I agreed to set up the showing.

The next morning I was standing outside the condo building, thinking about the great tennis I was missing, when the agent arrived with his clients, a middle-aged husband and wife with “East Coast” written all over them. After exchanging some pleasantries, I escorted them into the lobby of the building.

It was on the way to the elevator that I overheard the agent ask the husband, “What did you think of the place on Ashton?”
The wife chimed in, “I liked the one in the Highlands better.”

An alarm went off in my head.

Despite all my skills as a real estate agent, I had fallen into that age-old trap: suspending my usual skepticism about what a fellow agent tells me about his clients’ urgency because of my desire to move a slow property.

I did a quick gut-check, thinking about my own client, the owner of the penthouse, and his concern for the privacy of his tenants. Then just as the elevator arrived, I turned to face the couple from Philadelphia.

“Forgive me,” I said. “But before we go up may I please ask you an honest question. If you see this unit and it is everything you are looking for, will you be writing an offer?”

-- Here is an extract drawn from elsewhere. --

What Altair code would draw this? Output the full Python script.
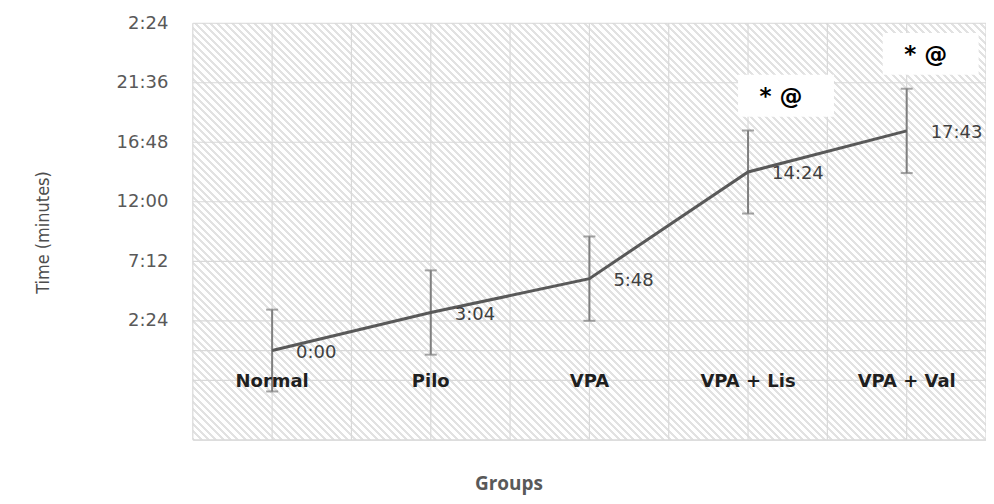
import altair as alt
import pandas as pd

# ---- data ----
categories = ["Normal", "Pilo", "VPA", "VPA + Lis", "VPA + Val"]
mean_minutes = [0.0, 3.067, 5.8, 14.4, 17.717]
value_labels = ["0:00", "3:04", "5:48", "14:24", "17:43"]
error_minutes = [3.3, 3.4, 3.4, 3.35, 3.4]

ytick_values = [-7.2, -2.4, 2.4, 7.2, 12.0, 16.8, 21.6, 26.4]
ytick_labels = ["", "", "2:24", "7:12", "12:00", "16:48", "21:36", "2:24"]
y_domain = [-7.2, 26.4]
baseline_value = [0.0]

ann_categories = ["VPA + Lis", "VPA + Val"]
ann_texts = ["* @", "* @"]
ann_box_low = [18.86, 22.24]
ann_box_high = [22.24, 25.62]
ann_text_y = [20.47, 23.85]

# ---- styles ----
W, H = 794, 417
GRID = "#d9d9d9"
ann_box_dx = [38, 24]
ann_text_dx = [33, 19]

df = pd.DataFrame({
    "cat": categories,
    "mean": mean_minutes,
    "label": value_labels,
    "lo": [m - e for m, e in zip(mean_minutes, error_minutes)],
    "hi": [m + e for m, e in zip(mean_minutes, error_minutes)],
})
ticks_df = pd.DataFrame({"v": ytick_values})
base_df = pd.DataFrame({"v": baseline_value})
cats_df = pd.DataFrame({"cat": categories})

keys = [int(round(v * 10)) for v in ytick_values]
label_expr = "[" + ",".join("'%s'" % s for s in ytick_labels) + "][indexof([" + \
    ",".join(str(k) for k in keys) + "], round(datum.value*10))]"

xscale = alt.Scale(type="band", domain=categories, paddingInner=0, paddingOuter=0)
yscale = alt.Scale(domain=y_domain, nice=False, zero=False)

xaxis = alt.Axis(
    orient="bottom", offset=-89, domain=False, ticks=False, tickSize=0, grid=False,
    labelPadding=31, labelBaseline="middle", labelAngle=0,
    labelFont="DejaVu Sans", labelFontSize=18, labelFontWeight="bold", labelColor="#1f1f1f",
    title="Groups", titleFont="Open Sans", titleFontSize=19, titleFontWeight="bold",
    titleColor="#595959", titleX=316, titleY=133, titleBaseline="middle", titleAnchor="middle",
    zindex=1,
)
yaxis = alt.Axis(
    values=ytick_values, labelExpr=label_expr, grid=False, domain=False, ticks=False, tickSize=0,
    labelPadding=25, labelFont="DejaVu Sans", labelFontSize=18, labelColor="#595959",
    labelOverlap=False, labelBaseline="middle",
    title="Time  (minutes)", titleFont="Liberation Sans Narrow, DejaVu Sans Condensed, sans-serif",
    titleFontSize=18, titleFontWeight="normal", titleColor="#4d4d4d",
    titleAngle=270, titleX=-149, titleY=209, titleAlign="center", titleBaseline="middle",
)


def X(bp=0.5):
    return alt.X("cat:N", scale=xscale, axis=xaxis, bandPosition=bp, sort=categories)


def Y(field):
    return alt.Y(field, scale=yscale, axis=yaxis)


# hatch background as a striped linear gradient
n_stripes = 165
frac = 0.40
stops = []
for k in range(n_stripes):
    t0 = k / n_stripes
    t1 = (k + frac) / n_stripes
    stops += [
        alt.GradientStop(color="#ffffff", offset=t0),
        alt.GradientStop(color="#e2e2e2", offset=t0),
        alt.GradientStop(color="#e2e2e2", offset=t1),
        alt.GradientStop(color="#ffffff", offset=t1),
    ]
stops.append(alt.GradientStop(color="#ffffff", offset=1.0))
hatch = alt.LinearGradient(gradient="linear", stops=stops,
                           x1=0, y1=1, x2=1.19546, y2=0.37214)

bg = alt.Chart(base_df).mark_rect(fill=hatch).encode(
    x=alt.value(0), x2=alt.value("width"), y=alt.value(0), y2=alt.value("height")
)

hgrid = alt.Chart(ticks_df).mark_rule(color=GRID, strokeWidth=1.2).encode(y=Y("v:Q"))
baseline = alt.Chart(base_df).mark_rule(color=GRID, strokeWidth=1.2).encode(y=Y("v:Q"))
vgrid_c = alt.Chart(cats_df).mark_rule(color=GRID, strokeWidth=1.2).encode(x=X(0.5))
vgrid_b = alt.Chart(cats_df).mark_rule(color=GRID, strokeWidth=1.2).encode(x=X(0))
right_edge = alt.Chart(base_df).mark_rule(color=GRID, strokeWidth=1.2).encode(
    x=alt.value("width"), y=alt.value(0), y2=alt.value("height"))

err = alt.Chart(df).mark_rule(color="#7f7f7f", strokeWidth=2).encode(
    x=X(), y=Y("lo:Q"), y2="hi:Q")
cap_lo = alt.Chart(df).mark_tick(color="#7f7f7f", orient="horizontal", size=12, thickness=2).encode(
    x=X(), y=Y("lo:Q"))
cap_hi = alt.Chart(df).mark_tick(color="#7f7f7f", orient="horizontal", size=12, thickness=2).encode(
    x=X(), y=Y("hi:Q"))
line = alt.Chart(df).mark_line(color="#595959", strokeWidth=3).encode(x=X(), y=Y("mean:Q"))
labels = alt.Chart(df).mark_text(align="left", baseline="middle", dx=24, dy=2,
                                 font="DejaVu Sans", fontSize=18, color="#404040").encode(
    x=X(), y=Y("mean:Q"), text="label:N")

ann_layers = []
for i, c in enumerate(ann_categories):
    adf = pd.DataFrame({"cat": [c], "lo": [ann_box_low[i]], "hi": [ann_box_high[i]],
                        "ty": [ann_text_y[i]], "t": [ann_texts[i]]})
    ann_layers.append(alt.Chart(adf).mark_bar(color="white", width=96, xOffset=ann_box_dx[i]).encode(
        x=alt.X("cat:N", scale=xscale, axis=xaxis, sort=categories), y=Y("lo:Q"), y2="hi:Q"))
    ann_layers.append(alt.Chart(adf).mark_text(font="DejaVu Sans", fontSize=23, fontWeight="bold",
                                               color="#000000", xOffset=ann_text_dx[i],
                                               baseline="middle").encode(
        x=X(), y=Y("ty:Q"), text="t:N"))

chart = alt.layer(
    bg, hgrid, baseline, vgrid_c, vgrid_b, right_edge,
    err, cap_lo, cap_hi, line, labels, *ann_layers
).properties(
    width=W, height=H,
    autosize=alt.AutoSizeParams(type="none"),
    padding={"left": 185, "top": 15, "right": 0, "bottom": 55},
    background="white",
).configure_view(stroke=GRID, strokeWidth=1)

chart.save("out.html", embed_options={"renderer": "svg", "actions": False})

The husband and wife looked stunned.

“Well…” the husband started.

“Why do you ask?” the agent said sharply.

“Because,” I said. “It seems that your clients are still in the looking stage. They’re considering properties in Westwood, the Palisades…very different parts of the city. They haven’t even decided what area they want to live in yet, let alone this building.”

“That’s true,” said the wife.

“Which is fine,” I said. “But as I explained to your agent, I am only authorized to show this unit to people who have narrowed down their search. So, I’m truly sorry for the inconvenience but unfortunately I won’t be able to let you see it today.”

The agent was aghast. Ironically, the husband and wife seemed to appreciate my candor and gave a nod of understanding.

Never again, I promised myself. Never would I allow another agent to dictate my schedule.

Until the next time.

As they left, I checked my watch. I had my tennis gear in the car. If I hurried, I could still get to the court in time to squeeze in a set or two.